In its brief, prosecutors noted that Apple has attacked the FBI investigation as "shoddy" and portrayed itself as "the primary guardian of Americans' privacy."

Apple's rhetoric "is not only false, but also corrosive of the very institutions that are best able to safeguard our liberty and our rights: the courts, the Fourth Amendment, longstanding precedent and venerable laws, and the democratically elected branches of government," prosecutors added.

The government said Apple "deliberately raised technological barriers" to prevent execution of a warrant.

Apple has said the government's request would open the company to pressure from repressive regimes to provide similar assistance. But the Justice Department on Thursday questioned whether Apple is actually resisting such requests.

"For example, according to Apple's own data, China demanded information from Apple regarding over 4,000 iPhones in the first half of 2015, and Apple produced data 74 percent of the time," prosecutors wrote.

Apple General Counsel Bruce Sewell on Thursday said the brief reads "like an indictment" and called the claims about providing data to China a "smear" based on thinly sourced news reports.

Sewell said it was insulting to suggest Apple deliberately set out to protect phones from warranted searches, saying its measures are intended to keep everyone safe from multiple threats.

Apple Chief Executive Tim Cook has said he is willing to take the case to the Supreme Court.

The FBI says Rizwan Farook and his wife, Tashfeen Malik, were inspired by Islamist militants when they shot and killed 14 people on Dec. 2 at a holiday party. The couple later died in a shootout with police and the FBI said it wants to read the data on Farook's work phone to investigate any links with militant groups.

Tech industry leaders including Google, Facebook and Microsoft and more than two dozen other companies filed legal briefs last week supporting Apple. The Justice Department received support from law enforcement groups and six relatives of San Bernardino victims.

The Justice Department has repeatedly attempted to frame the Apple case as one that is not about undermining encryption and that the court order narrowly targets a "non-encryption barrier" on one iPhone.

Asking for decryption services "would not be novel, either," prosecutors argued on Thursday.
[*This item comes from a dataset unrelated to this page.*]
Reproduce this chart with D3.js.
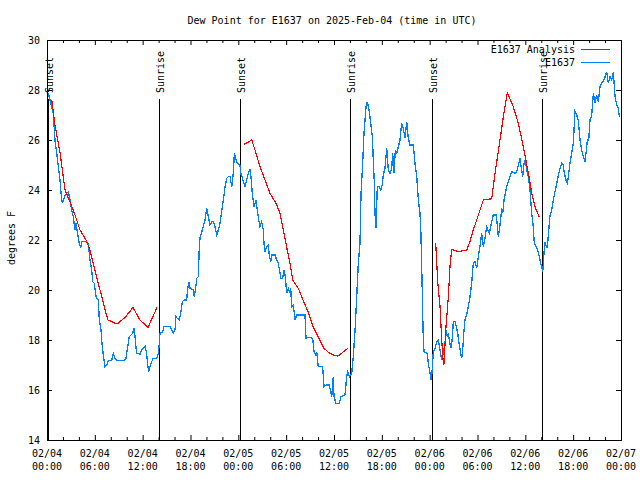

They cited an 1807 case holding that a clerk working for Aaron Burr, then a former U.S. vice president, could be forced to decode a letter penned by Burr if doing so did not lead to self-incrimination.

Prosecutors criticized claims by Apple that developing the new software code would be burdensome for the company. They noted Apple "grosses hundreds of billions of dollars a year" and would only need ask a handful of its 100,000 employees to work on the project for "perhaps as little as two weeks."

The potential burden on Apple is a crucial test set out in a prior case, known as Mountain Bell, which held that a local phone company could be ordered to program the equipment in its facilities in order to trace calls in progress.

That case should be binding precedent in the San Bernardino matter, prosecutors said.

But an Apple lawyer on Thursday said the Mountain Bell case was far less demanding of that company than the present case would be of Apple.

Earlier this week the government sought to overturn a ruling protecting Apple from unlocking an iPhone in a New York drug case which raises similar issues. A Brooklyn judge on Thursday gave Apple two weeks to respond to the government's bid.